Montana State University (MSU) wants more Native American students to get into college—and science. “We have 12 Native American tribes and seven reservations in this state,” says Gwen Jacobs, an MSU neuroscientist and the HHMI program director. "But it's a big state." Getting from one of these far-flung reservations to MSU’s campus in Bozeman can take a day-long bus journey—which significantly limits the numbers of students MSU can attract to its on-campus outreach conferences. With a new HHMI grant, MSU will modify a popular half-day outreach program for middle school girls, Science Saturdays, to attract more Native American students. In addition to holding events in Bozeman, MSU will send undergraduates to those distant tribal communities to introduce students there to the excitement of scientific discovery.
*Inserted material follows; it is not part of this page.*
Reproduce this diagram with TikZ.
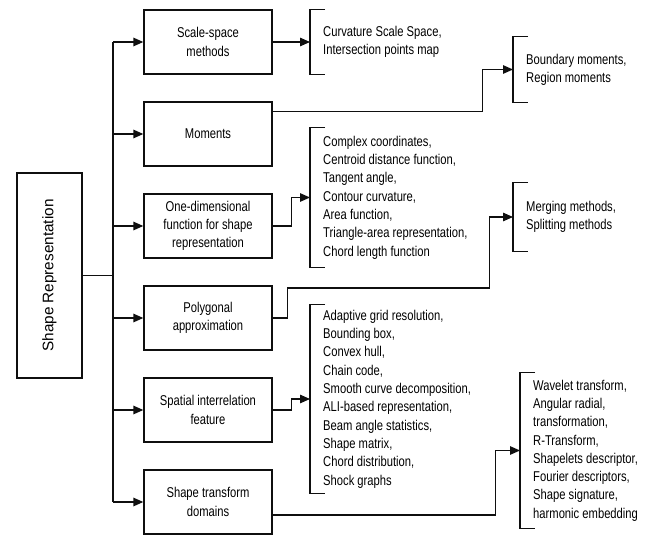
\documentclass[tikz,border=0pt]{standalone}
\usepackage{graphicx}
\usepackage{fontspec}
\setmainfont{Liberation Sans}[FakeStretch=0.79]
\newfontfamily\rootfont{Liberation Sans}
\usepackage{tikz}
\usetikzlibrary{arrows.meta, positioning, calc}
\definecolor{border}{RGB}{15, 15, 15}
\tikzstyle{rootbox} = [rectangle, minimum width=65pt, minimum height=205pt, draw=border, line width=1.3pt, font=\rootfont\fontsize{15.3pt}{18pt}\selectfont]
\tikzstyle{method} = [rectangle, minimum width=128pt, minimum height=64pt, align=center, draw=border, line width=1.3pt, font=\fontsize{14.2pt}{18.3pt}\selectfont]
\tikzstyle{group} = [anchor=west, align=left, inner xsep=13pt, inner ysep=0pt, font=\fontsize{14.2pt}{18.3pt}\selectfont]
\tikzstyle{line} = [line width=1.3pt, color=border]
\tikzstyle{arrow} = [line width=1.3pt, -{Triangle[length=10pt,width=8.5pt]}, color=border]

\begin{document}
\begin{tikzpicture}[x=1pt, y=-1pt, node distance=26.7pt]
    \clip (0,0) rectangle (649,535);
    % Nodes
    \node (root) [rootbox] at (49.5,275.5) {\rotatebox{90}{Shape Representation}};
    \node (scale) [method] at (208,42) {Scale-space\\methods};
    \node (moments) [method, below=of scale] {Moments};
    \node (onedim) [method, below=of moments] {One-dimensional\\function for shape\\representation};
    \node (poly) [method, below=of onedim] {Polygonal\\approximation};
    \node (spatial) [method, below=of poly] {Spatial interrelation\\feature};
    \node (transform) [method, below=of spatial] {Shape transform\\domains};
    \coordinate (trunk) at (113,0);

    % Groups of techniques
    \node (cssgrp) [group, minimum height=64pt] at (310,42) {Curvature Scale Space,\\Intersection points map};
    \node (momgrp) [group, minimum height=65pt] at (513,69.5) {Boundary moments,\\Region moments};
    \node (odfgrp) [group, minimum height=139pt] at (310,197.5) {Complex coordinates,\\Centroid distance function,\\Tangent angle,\\Contour curvature,\\Area function,\\Triangle-area representation,\\Chord length function};
    \node (polygrp) [group, minimum height=68pt] at (513,217) {Merging methods,\\Splitting methods};
    \node (spatgrp) [group, minimum height=188pt] at (310,399) {Adaptive grid resolution,\\Bounding box,\\Convex hull,\\Chain code,\\Smooth curve decomposition,\\ALI-based representation,\\Beam angle statistics,\\Shape matrix,\\Chord distribution,\\Shock graphs};
    \node (transgrp) [group, minimum height=155pt] at (520,450.5) {Wavelet transform,\\Angular radial,\\transformation,\\R-Transform,\\Shapelets descriptor,\\Fourier descriptors,\\Shape signature,\\harmonic embedding};

    % Brackets
    \foreach \g in {cssgrp, momgrp, odfgrp, polygrp, spatgrp, transgrp}
        \draw [line] ([xshift=15pt]\g.north west) -| (\g.south west) -- ([xshift=15pt]\g.south west);

    % Arrows
    \draw [line] (root.east) -- (root.east -| trunk);
    \draw [line] (scale.west -| trunk) -- (transform.west -| trunk);
    \foreach \b in {scale, moments, onedim, poly, spatial, transform}
        \draw [arrow] (\b.west -| trunk) -- (\b.west);

    \draw [arrow] (scale) -- (cssgrp.west);
    \draw [arrow] ([yshift=22.5pt]moments.east) -- ++(210,0) |- (momgrp.west);
    \draw [arrow] (onedim.east) -- ++(19,0) |- (odfgrp.west);
    \draw [arrow] (poly.east) -- ++(15,0) -- ++(0,-30) -- ++(202,0) |- (polygrp.west);
    \draw [arrow] (spatial.east) -- ++(19,0) |- (spatgrp.west);
    \draw [arrow] ([yshift=-13pt]transform.east) -- ++(223,0) |- (transgrp.west);
\end{tikzpicture}
\end{document}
The outreach initiative is part of MSU’s larger push to recruit tribal high schoolers into its Montana Apprenticeship Program (MAP), which brings 20 Native American students to MSU for a six-week summer research experience. “Half of the day they spend building their math, science, and writing skills, and the other half they spend working in a research lab,” Jacobs explains. The students are mentored in part by undergraduates doing research through another HHMI-funded program—often in the same lab. The older students help the high schoolers feel comfortable on campus, learn about working in a lab, formulate their research question, and prepare presentations.

MAP has run for about two decades and has received funding from HHMI since 2002. Of the 60 most recent MAP students, 66 percent have gone on to a four-year college, far more than the approximately 20 percent of high school students on Montana’s reservations who attend college after graduation. With the new HHMI grant, MSU will expand the number of spaces in the MAP program to 25.

Jacobs hopes that Science Saturdays and other reservation outreach projects still in development will further enhance the "pipeline to get students from the tribal high schools into MAP and hopefully then to MSU as undergrads.”